Challenges in Data Transformation
Everything has its pros and cons, and the same goes for data transformation. There are certain challenges in the process of data transformation, which are as follows:
- Slow: The extraction and transformation of large volumes of data are difficult to be processed in one go and can become a burden on your system. Therefore, the same is carried in batches, which means that the next batch has to wait for hours until the first one is entirely transformed. This thing can delay the making of crucial business decisions and result in missing growth opportunities.
- Time-consuming: Cleansing of unstructured data can take a lot of time before it becomes ready for a transformation. This is one of the biggest complaints of data scientists or analysts working with unstructured data.
- Expensive: The size of your infrastructure will impact your data transformation requirements. With a bigger infrastructure, you will require a team of data experts to manage the data, resulting in more expenses.
How DataChannel can help
Data Channel offers you an efficient cloud-native SaaS platform and cloud services that help you bring out the hidden information from the big data crumbs. Data management has become a crucial aspect in the data-driven marketing world, and to ensure that you make the best out of your data, we have your back. With DataChannel, you can surpass the challenges that different organizations face during the process of data transformation.
Support: Our innovatively designed analytics tool kits will support your team to work on data residing on different marketing and social platforms. Our services help in bringing efficiency to your overall data management process.
Cost-effective: Provides you a cost-effective infrastructure that can scale up or down according to your business needs.
Efficiency: With DataChannel, you can derive valuable and actionable insights from your data in real-time that will further aid you in making better time-sensitive decisions.
Secure: Along with helping you with your data integration process, we also ensure to protect your business data from unauthorized access.
With DataChannel, you don’t have to struggle with any coding or ETL scripts. The cloud-native SaaS platform has so much to offer that you hardly find integrating and transforming data difficult to handle. We offer basic to advanced features that help you have a firm grasp on your data transformation activities.
DataChannel offers more than hundreds of connectors that help you integrate your data from multiple sources and retrieve insights from them in real-time. Having hold of the crucial data at the right time will help you optimize your algorithms and achieve business clarity. We help our customers to experience the power of an efficient data integration platform.

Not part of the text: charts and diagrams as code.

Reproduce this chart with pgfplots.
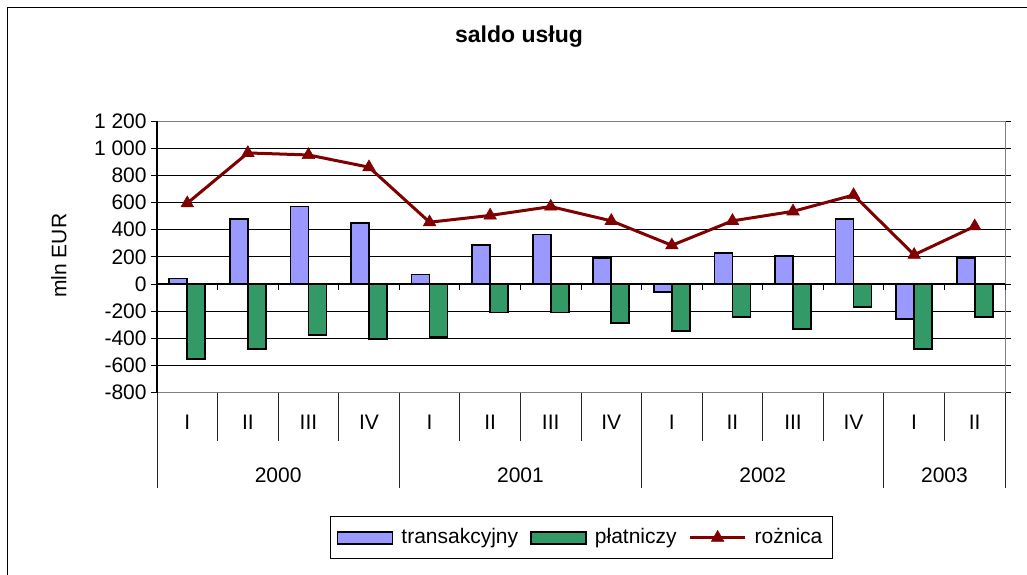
\documentclass[border=0pt]{standalone}
\usepackage{pgfplots}
\pgfplotsset{compat=1.18}
\usepackage{fontspec}
\setmainfont{Liberation Sans}
\definecolor{transc}{HTML}{9999FF}
\definecolor{platc}{HTML}{339966}
\definecolor{rozc}{HTML}{800000}
\pgfplotsset{
  barleg/.style={legend image code/.code={\draw[##1] (0pt,-3pt) rectangle (27.5pt,3pt);}},
  lineleg/.style={legend image code/.code={\draw[mark repeat=2,mark phase=2,##1] plot coordinates {(0pt,0pt) (13.75pt,0pt) (27.5pt,0pt)};}},
}
\begin{document}
\fontsize{10.5pt}{12.5pt}\selectfont
\begin{tikzpicture}
\useasboundingbox (0pt,0pt) rectangle (513.5pt,-287pt);
\draw[black, line width=0.9pt] (3.7pt,-300pt) -- (3.7pt,-3.7pt) -- (530pt,-3.7pt);
\begin{axis}[
  at={(78.5pt,-196.35pt)}, anchor=south west,
  scale only axis, width=424pt, height=135.85pt,
  xmin=-0.5, xmax=13.5, ymin=-800, ymax=1200,
  ybar=0pt, bar width=9pt,
  clip=false,
  axis line style={draw=gray, line width=0.5pt},
  ymajorgrids, grid style={black, line width=0.5pt},
  tick align=outside, major tick length=3pt,
  ytick={-800,-600,-400,-200,0,200,400,600,800,1000,1200},
  yticklabels={-800,-600,-400,-200,0,200,400,600,800,1 000,1 200},
  ytick style={black, line width=0.5pt},
  yticklabel style={inner xsep=2pt},
  xtick={0,...,13},
  xticklabels={I,II,III,IV,I,II,III,IV,I,II,III,IV,I,II},
  xtick style={draw=none},
  xticklabel style={anchor=center, yshift=-12pt},
  title={saldo usług},
  title style={at={(rel axis cs:0.4269,1.266)}, anchor=center, font=\fontsize{11.5pt}{13pt}\selectfont\bfseries},
  ylabel={mln EUR},
  ylabel style={at={(rel axis cs:-0.1156,0.504)}, anchor=center},
  legend columns=3,
  legend style={at={(0.5006,-0.5337)}, anchor=center, draw=black, line width=0.5pt,
    inner xsep=3pt, inner ysep=4pt,
    /tikz/every odd column/.append style={column sep=2pt},
    /tikz/every even column/.append style={column sep=4pt}},
]
\addplot[fill=transc, draw=black, line width=0.9pt, barleg]
  coordinates {(0,40) (1,480) (2,570) (3,450) (4,70) (5,290) (6,365) (7,190)
               (8,-60) (9,230) (10,205) (11,480) (12,-255) (13,190)};
\addlegendentry{transakcyjny}
\addplot[fill=platc, draw=black, line width=0.9pt, barleg]
  coordinates {(0,-551) (1,-477) (2,-373) (3,-403) (4,-390) (5,-210) (6,-210) (7,-284)
               (8,-344) (9,-240) (10,-331) (11,-168) (12,-477) (13,-240)};
\addlegendentry{płatniczy}
\addplot[sharp plot, rozc, line width=1.5pt, mark=triangle*, mark size=3.6pt,
  mark options={fill=rozc, draw=rozc, line width=0.3pt}, lineleg]
  coordinates {(0,595) (1,965) (2,950) (3,860) (4,455) (5,505) (6,570) (7,465)
               (8,285) (9,465) (10,535) (11,655) (12,215) (13,425)};
\addlegendentry{rożnica}
% zero line and its ticks
\draw[black, line width=0.6pt] (axis cs:-0.5,0) -- (axis cs:13.5,0);
\pgfplotsinvokeforeach{-0.5,0.5,1.5,2.5,3.5,4.5,5.5,6.5,7.5,8.5,9.5,10.5,11.5,12.5,13.5}{
  \draw[black, line width=0.5pt] (axis cs:#1,0) -- (axis cs:#1,-44);
}
\draw[black, line width=0.6pt] (rel axis cs:0,0) -- (rel axis cs:0,1);
% category table
\pgfplotsinvokeforeach{0.5,1.5,2.5,4.5,5.5,6.5,8.5,9.5,10.5,12.5}{
  \draw[black!85, line width=0.5pt] (axis cs:#1,-800) -- (axis cs:#1,-1155);
}
\pgfplotsinvokeforeach{-0.5,3.5,7.5,11.5,13.5}{
  \draw[black!85, line width=0.5pt] (axis cs:#1,-800) -- (axis cs:#1,-1501);
}
\node at (axis cs:1.5,-1406) {2000};
\node at (axis cs:5.5,-1406) {2001};
\node at (axis cs:9.5,-1406) {2002};
\node at (axis cs:12.5,-1406) {2003};
\end{axis}
\end{tikzpicture}
\end{document}
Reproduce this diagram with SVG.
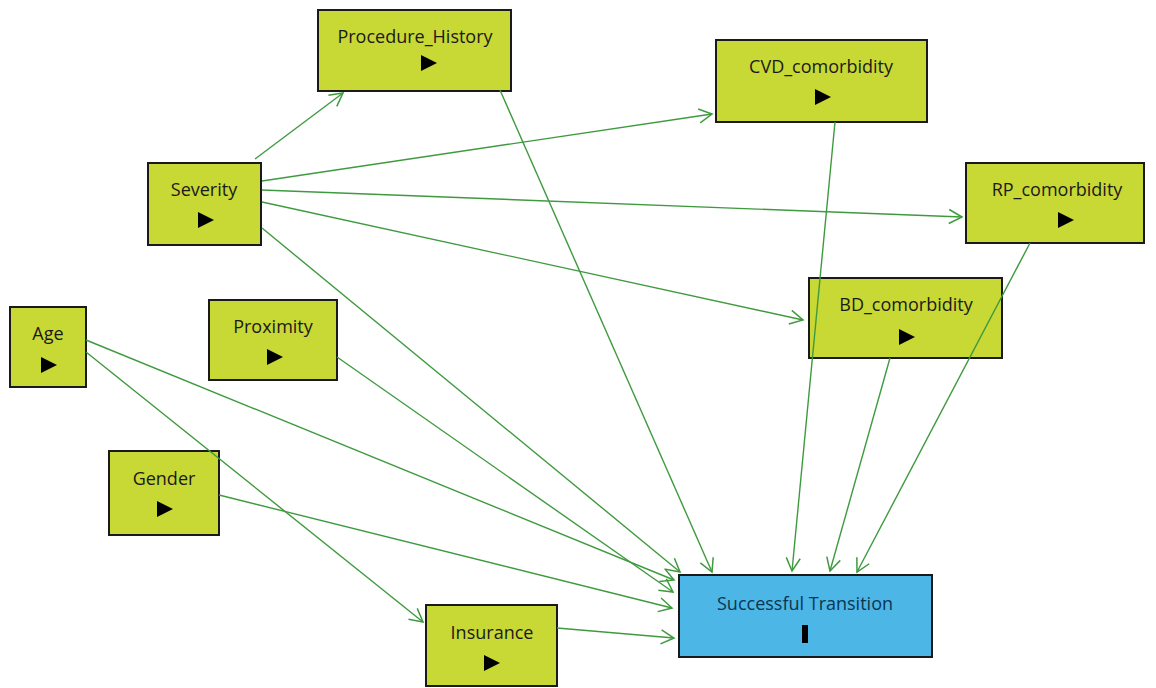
<svg xmlns="http://www.w3.org/2000/svg" width="1156" height="688" viewBox="0 0 1156 688">
<defs>
<style>
.n rect{fill:#c8d835;stroke:#1a1a1a;stroke-width:2}
.n.t rect{fill:#4cb6e6}
.n text{font-family:"Open Sans","DejaVu Sans",sans-serif;font-size:18px;fill:#1a1a1a;text-anchor:middle}
.n.t text{fill:#0d3550}
.tri{fill:#000}
.e line{stroke:#3f9a3f;stroke-width:1.4;fill:none;marker-end:url(#ah)}
</style>
<marker id="ah" markerUnits="userSpaceOnUse" markerWidth="18" markerHeight="18" refX="14" refY="8" orient="auto">
<path d="M1,1 L14,8 L1,15" fill="none" stroke="#3f9a3f" stroke-width="1.5"/>
</marker>
</defs>
<rect width="1156" height="688" fill="#fff"/>
<g id="n-proc" class="n"><rect x="318" y="10" width="193" height="81"/><text x="415" y="43">Procedure_History</text><polygon class="tri" points="421,55 421,71 437,63"/></g>
<g id="n-cvd" class="n"><rect x="716" y="40" width="211" height="82"/><text x="821" y="73">CVD_comorbidity</text><polygon class="tri" points="815,89 815,105 831,97"/></g>
<g id="n-sev" class="n"><rect x="148" y="163" width="113" height="82"/><text x="204" y="196">Severity</text><polygon class="tri" points="198,212 198,228 214,220"/></g>
<g id="n-rp" class="n"><rect x="966" y="163" width="178" height="80"/><text x="1057" y="196">RP_comorbidity</text><polygon class="tri" points="1058,212 1058,228 1074,220"/></g>
<g id="n-age" class="n"><rect x="10" y="307" width="76" height="80"/><text x="48" y="340">Age</text><polygon class="tri" points="41,357 41,373 57,365"/></g>
<g id="n-prox" class="n"><rect x="209" y="300" width="128" height="80"/><text x="273" y="333">Proximity</text><polygon class="tri" points="267,349 267,365 283,357"/></g>
<g id="n-bd" class="n"><rect x="809" y="278" width="193" height="80"/><text x="906" y="311">BD_comorbidity</text><polygon class="tri" points="899,329 899,345 915,337"/></g>
<g id="n-gen" class="n"><rect x="109" y="451" width="110" height="84"/><text x="164" y="485">Gender</text><polygon class="tri" points="157,501 157,517 173,509"/></g>
<g id="n-ins" class="n"><rect x="426" y="605" width="131" height="81"/><text x="492" y="639">Insurance</text><polygon class="tri" points="484,655 484,671 500,663"/></g>
<g id="n-st" class="n t"><rect x="679" y="575" width="253" height="82"/><text x="805" y="610">Successful Transition</text><rect class="tri" x="802" y="625" width="6" height="18" style="fill:#000;stroke:none"/></g>
<g id="edges" class="e">
<line x1="255" y1="159" x2="343" y2="93"/>
<line x1="262" y1="181" x2="712" y2="114"/>
<line x1="262" y1="190" x2="962" y2="217"/>
<line x1="262" y1="202" x2="803" y2="320"/>
<line x1="262" y1="228" x2="680" y2="572"/>
<line x1="500" y1="90" x2="712" y2="572"/>
<line x1="835" y1="122" x2="792" y2="571"/>
<line x1="890" y1="358" x2="830" y2="571"/>
<line x1="1030" y1="243" x2="857" y2="572"/>
<line x1="86" y1="340" x2="674" y2="580"/>
<line x1="337" y1="357" x2="673" y2="592"/>
<line x1="86" y1="352" x2="423" y2="622"/>
<line x1="219" y1="495" x2="672" y2="608"/>
<line x1="557" y1="628" x2="674" y2="638"/>
</g>
</svg>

Data transformation helps in making your data organized. It allows organizations to bring their data from various locations and formats it into actionable insights. The formatting process not only improves the data quality but protects applications from making errors like null values, incorrect indexing, unexpected duplicates, and incompatible formats. The right data transformation practices will help you ensure compatibility between your systems, applications, and types of data. Different types of data have different transformation needs, and by incorporating the best practices, you can turn your data into a fuel that will drive your business towards success.